--- PROBLEM TO SOLVE ---
Lift out all lines below that contain "image".

--- DATA SHOWN ---
========
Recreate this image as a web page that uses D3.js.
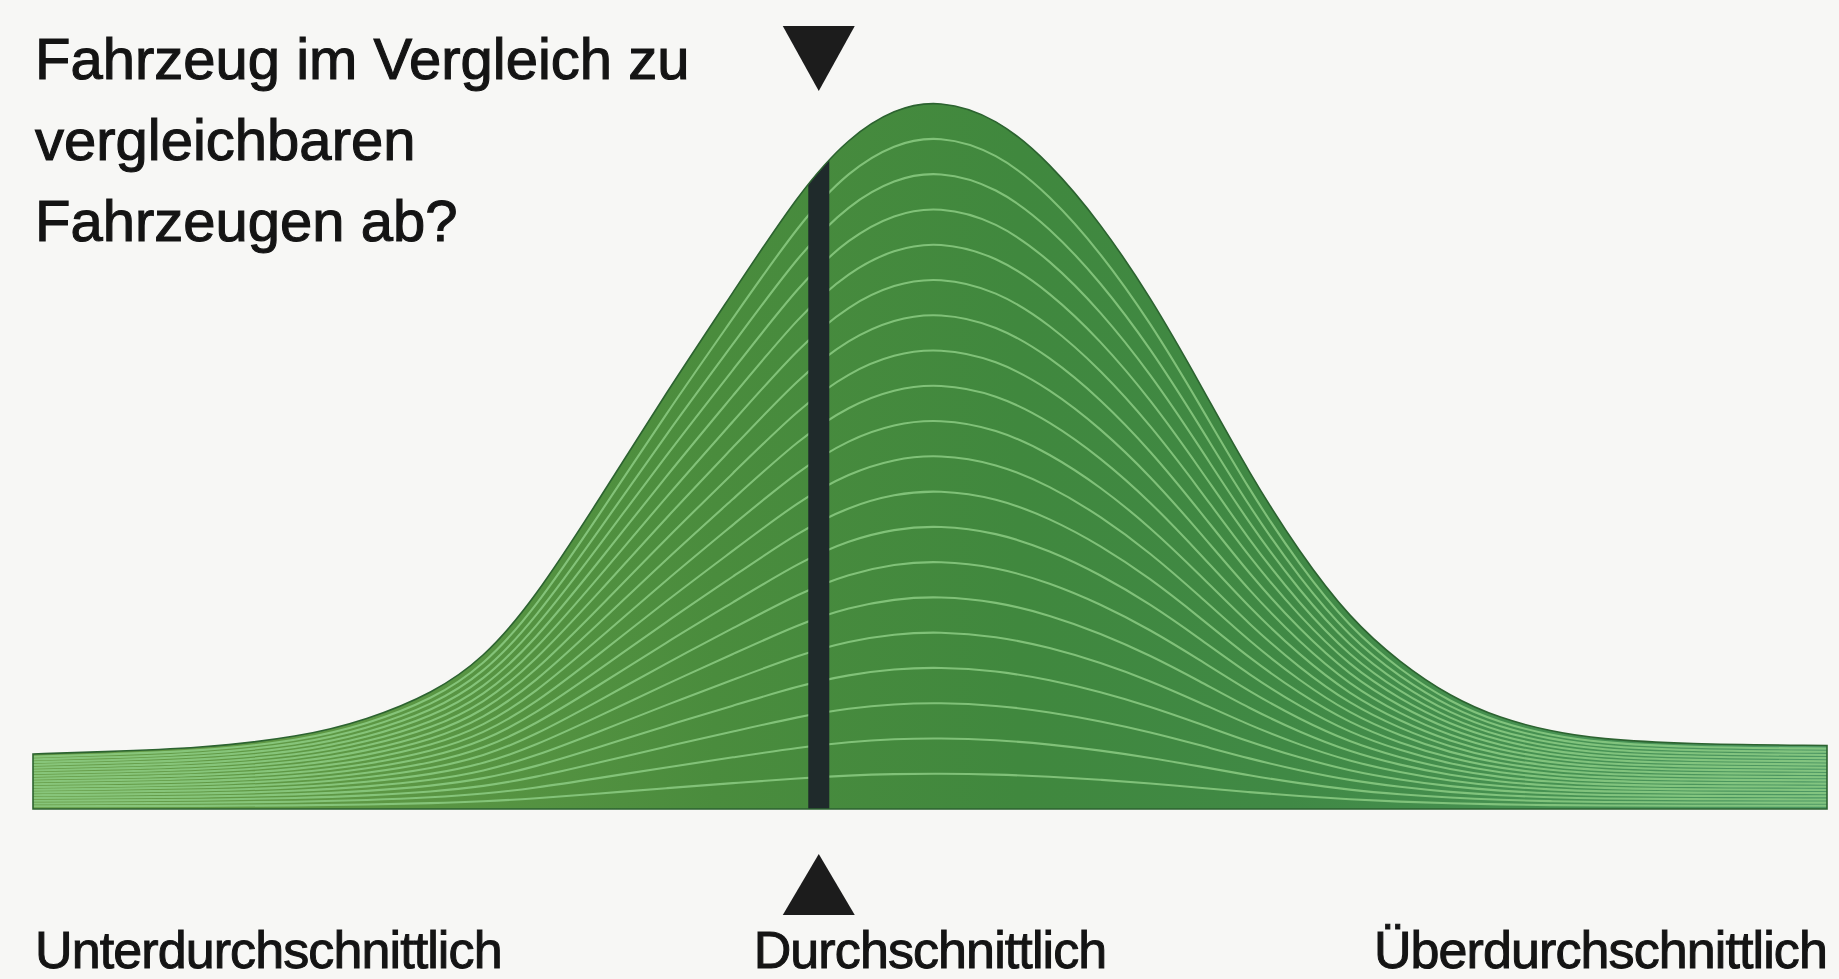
========
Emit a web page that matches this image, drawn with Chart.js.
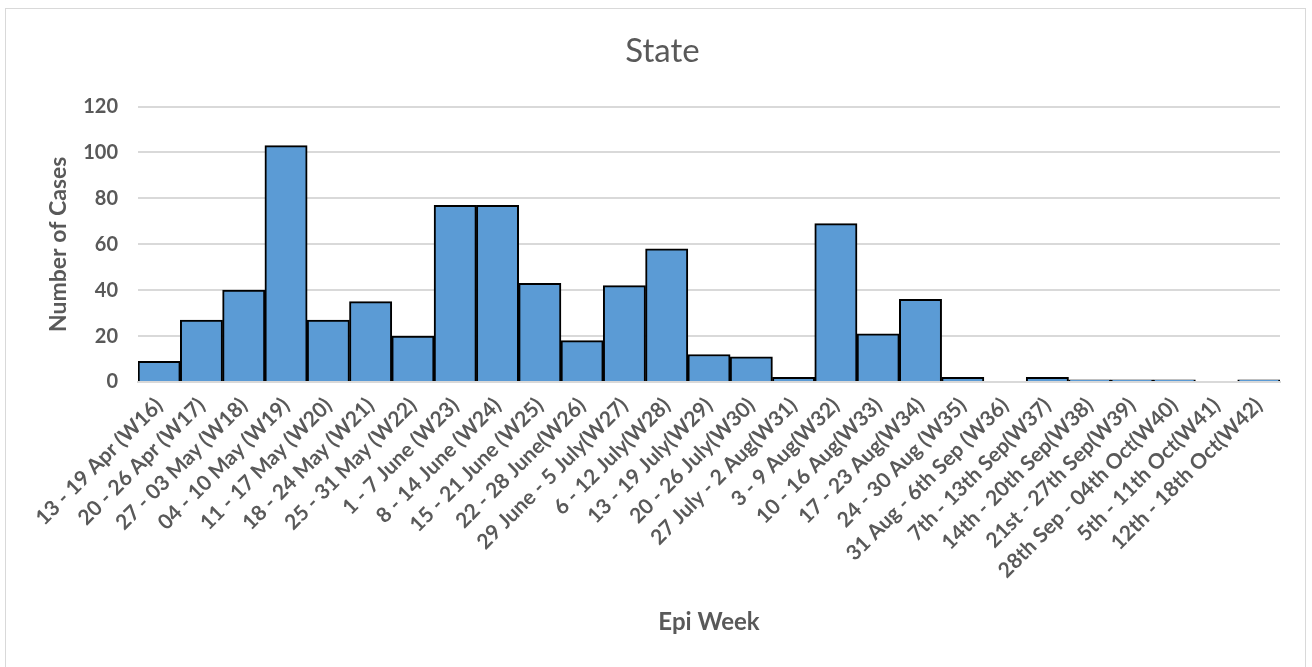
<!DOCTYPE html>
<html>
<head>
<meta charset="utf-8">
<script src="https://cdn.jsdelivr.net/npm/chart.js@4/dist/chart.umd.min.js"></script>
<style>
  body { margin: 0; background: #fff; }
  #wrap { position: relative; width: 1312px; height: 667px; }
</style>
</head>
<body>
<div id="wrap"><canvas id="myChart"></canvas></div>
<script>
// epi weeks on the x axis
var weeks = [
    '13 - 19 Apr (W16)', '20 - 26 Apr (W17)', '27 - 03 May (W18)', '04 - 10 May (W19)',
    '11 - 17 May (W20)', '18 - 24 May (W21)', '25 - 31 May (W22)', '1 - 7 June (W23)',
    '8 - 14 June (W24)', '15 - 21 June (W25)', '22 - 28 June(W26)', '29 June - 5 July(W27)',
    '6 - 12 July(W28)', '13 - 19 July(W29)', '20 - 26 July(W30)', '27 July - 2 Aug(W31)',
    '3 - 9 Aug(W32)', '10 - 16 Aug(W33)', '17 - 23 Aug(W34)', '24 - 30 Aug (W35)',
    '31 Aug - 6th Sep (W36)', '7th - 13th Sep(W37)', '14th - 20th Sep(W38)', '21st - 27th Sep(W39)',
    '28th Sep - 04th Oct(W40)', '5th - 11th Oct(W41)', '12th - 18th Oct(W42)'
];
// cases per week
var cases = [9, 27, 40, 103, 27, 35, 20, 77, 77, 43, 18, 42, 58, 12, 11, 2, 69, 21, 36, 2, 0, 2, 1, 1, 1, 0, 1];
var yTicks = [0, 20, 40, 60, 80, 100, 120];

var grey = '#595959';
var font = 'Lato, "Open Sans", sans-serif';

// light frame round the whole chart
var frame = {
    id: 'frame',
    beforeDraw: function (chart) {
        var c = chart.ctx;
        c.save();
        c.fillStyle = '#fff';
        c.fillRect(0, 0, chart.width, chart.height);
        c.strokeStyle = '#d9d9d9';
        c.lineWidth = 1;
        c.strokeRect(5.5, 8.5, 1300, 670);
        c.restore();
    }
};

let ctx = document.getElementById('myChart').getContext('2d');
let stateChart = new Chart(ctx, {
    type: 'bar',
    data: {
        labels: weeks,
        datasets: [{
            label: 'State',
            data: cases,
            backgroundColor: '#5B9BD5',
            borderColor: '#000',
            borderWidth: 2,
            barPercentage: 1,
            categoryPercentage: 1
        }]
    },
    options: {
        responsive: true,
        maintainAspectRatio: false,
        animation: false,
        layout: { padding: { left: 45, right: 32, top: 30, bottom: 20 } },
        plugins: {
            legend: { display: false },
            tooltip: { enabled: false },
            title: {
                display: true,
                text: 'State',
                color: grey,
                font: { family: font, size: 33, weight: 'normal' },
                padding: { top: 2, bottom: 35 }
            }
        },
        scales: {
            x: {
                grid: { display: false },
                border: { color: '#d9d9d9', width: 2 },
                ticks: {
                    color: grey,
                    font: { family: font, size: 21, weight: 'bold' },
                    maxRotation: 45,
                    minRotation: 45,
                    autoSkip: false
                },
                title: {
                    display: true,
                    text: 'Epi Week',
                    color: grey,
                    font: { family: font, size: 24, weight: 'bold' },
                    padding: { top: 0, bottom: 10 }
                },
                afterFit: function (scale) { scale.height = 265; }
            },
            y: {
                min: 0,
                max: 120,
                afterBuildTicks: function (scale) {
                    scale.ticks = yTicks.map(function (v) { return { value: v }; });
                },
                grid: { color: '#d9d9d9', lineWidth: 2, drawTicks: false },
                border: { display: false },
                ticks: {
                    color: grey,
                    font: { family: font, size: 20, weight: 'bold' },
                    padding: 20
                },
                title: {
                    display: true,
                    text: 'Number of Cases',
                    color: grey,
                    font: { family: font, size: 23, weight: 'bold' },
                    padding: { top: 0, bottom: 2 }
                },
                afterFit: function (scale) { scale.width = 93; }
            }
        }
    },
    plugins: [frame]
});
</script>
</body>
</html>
========
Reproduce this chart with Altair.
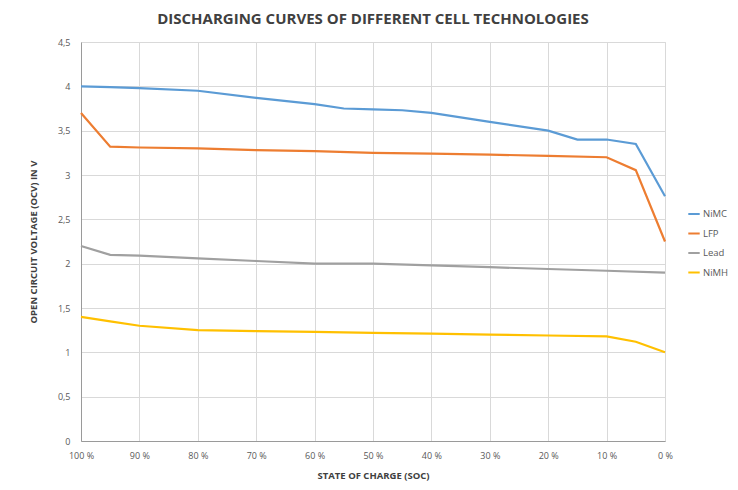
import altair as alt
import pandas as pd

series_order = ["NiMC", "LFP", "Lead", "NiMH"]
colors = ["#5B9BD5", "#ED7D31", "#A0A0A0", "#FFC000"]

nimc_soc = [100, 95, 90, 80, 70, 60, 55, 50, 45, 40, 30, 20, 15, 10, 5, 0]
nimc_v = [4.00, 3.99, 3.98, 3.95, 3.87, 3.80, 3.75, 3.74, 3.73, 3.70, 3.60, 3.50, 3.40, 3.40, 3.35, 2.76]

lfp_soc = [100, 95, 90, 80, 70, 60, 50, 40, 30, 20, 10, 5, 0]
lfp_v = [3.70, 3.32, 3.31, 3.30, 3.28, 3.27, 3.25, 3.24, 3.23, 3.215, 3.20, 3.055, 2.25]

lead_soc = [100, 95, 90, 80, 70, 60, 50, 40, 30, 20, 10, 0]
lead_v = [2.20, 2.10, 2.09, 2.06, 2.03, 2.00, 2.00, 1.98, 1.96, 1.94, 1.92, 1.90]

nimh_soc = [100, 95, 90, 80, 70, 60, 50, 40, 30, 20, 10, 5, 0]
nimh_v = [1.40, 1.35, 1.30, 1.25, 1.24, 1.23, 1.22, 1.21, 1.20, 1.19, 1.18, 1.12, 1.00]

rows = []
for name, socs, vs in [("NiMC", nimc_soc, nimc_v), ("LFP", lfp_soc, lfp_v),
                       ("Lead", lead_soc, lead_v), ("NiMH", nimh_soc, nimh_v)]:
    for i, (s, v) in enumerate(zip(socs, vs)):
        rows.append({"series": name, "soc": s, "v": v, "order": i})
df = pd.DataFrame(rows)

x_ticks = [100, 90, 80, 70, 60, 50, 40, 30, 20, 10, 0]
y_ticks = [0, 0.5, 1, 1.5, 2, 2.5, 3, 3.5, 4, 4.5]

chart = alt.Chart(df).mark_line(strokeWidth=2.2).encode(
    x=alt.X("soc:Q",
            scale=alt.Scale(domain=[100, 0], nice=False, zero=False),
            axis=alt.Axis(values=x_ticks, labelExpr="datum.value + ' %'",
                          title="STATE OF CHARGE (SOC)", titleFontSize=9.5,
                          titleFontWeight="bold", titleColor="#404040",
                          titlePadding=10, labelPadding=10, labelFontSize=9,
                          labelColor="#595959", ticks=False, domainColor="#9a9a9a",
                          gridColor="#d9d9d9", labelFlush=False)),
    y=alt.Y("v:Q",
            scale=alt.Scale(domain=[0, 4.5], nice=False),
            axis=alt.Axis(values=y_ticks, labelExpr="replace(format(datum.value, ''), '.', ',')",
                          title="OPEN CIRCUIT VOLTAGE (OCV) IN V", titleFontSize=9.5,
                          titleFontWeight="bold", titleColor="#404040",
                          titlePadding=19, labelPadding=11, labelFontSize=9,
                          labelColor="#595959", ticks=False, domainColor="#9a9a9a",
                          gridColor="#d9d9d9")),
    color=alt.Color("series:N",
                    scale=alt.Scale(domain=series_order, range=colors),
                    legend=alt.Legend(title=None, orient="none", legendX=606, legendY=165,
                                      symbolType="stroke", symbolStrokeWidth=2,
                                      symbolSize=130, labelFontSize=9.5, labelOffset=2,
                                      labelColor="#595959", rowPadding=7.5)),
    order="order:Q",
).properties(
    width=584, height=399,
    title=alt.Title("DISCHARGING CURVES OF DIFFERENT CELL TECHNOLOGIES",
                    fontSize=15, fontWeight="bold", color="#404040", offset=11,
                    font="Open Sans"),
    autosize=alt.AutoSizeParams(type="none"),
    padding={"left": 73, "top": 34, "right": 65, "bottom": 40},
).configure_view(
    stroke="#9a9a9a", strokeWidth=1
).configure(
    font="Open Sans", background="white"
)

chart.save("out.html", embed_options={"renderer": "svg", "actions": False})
========
--- SOLUTION FOR THIS EXERCISE ---
Recreate this image as a web page that uses D3.js.
Emit a web page that matches this image, drawn with Chart.js.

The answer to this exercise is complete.